Who gets the most from a private tour of Ireland?

Private touring tends to be the better fit for travelers who want Ireland handled well and experienced properly. That includes couples celebrating a milestone, families with different ages and interests, friend groups traveling together, and golfers trying to balance tee times with sightseeing.

It is also ideal for visitors with heritage interests. If your family story leads to Cork, Mayo, Donegal, or a small parish far from the standard coach route, private travel gives you the freedom to build that into the trip without forcing everything else around it.

Many repeat visitors choose private touring for another reason: they have already seen the big-ticket sites and now want the Ireland in between. The coastal villages, the scenic back roads, the right local restaurant at the right hour, the guide who knows when to tell a story and when to let the landscape do the work.

Private tour vs bus tour Ireland for first-time visitors

First-time visitors sometimes assume they should start with a bus tour because it feels simpler.

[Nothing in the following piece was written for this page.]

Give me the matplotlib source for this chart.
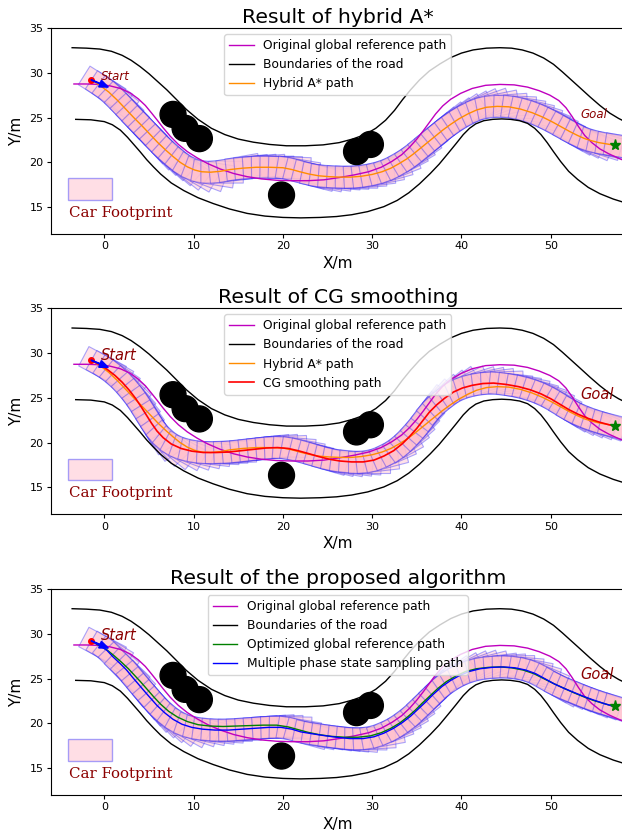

In truth, private touring is often simpler. You have one point of contact, one tailored plan, and one guide who understands what matters to your group.

That matters in Ireland, where the weather shifts, roads narrow, and the best parts of a day are often the bits you did not plan too tightly. A premium private tour gives you structure without making the trip feel rigid. It keeps the journey organized while still leaving room for spontaneity.

For travelers who want that balance, this is where a company like Creagh Travel comes into its own. The route is planned professionally, the experience feels personal, and the trip has the ease of being looked after by people who know the country inside and out.

The best choice comes down to what kind of memory you want to bring home. If you want a straightforward group overview, a bus tour may do the job. If you want Ireland to feel welcoming, flexible, and genuinely yours for the time you are here, private touring is hard to beat. The country has plenty to show you. The real question is whether you want to see it on a schedule or experience it with room to enjoy the day.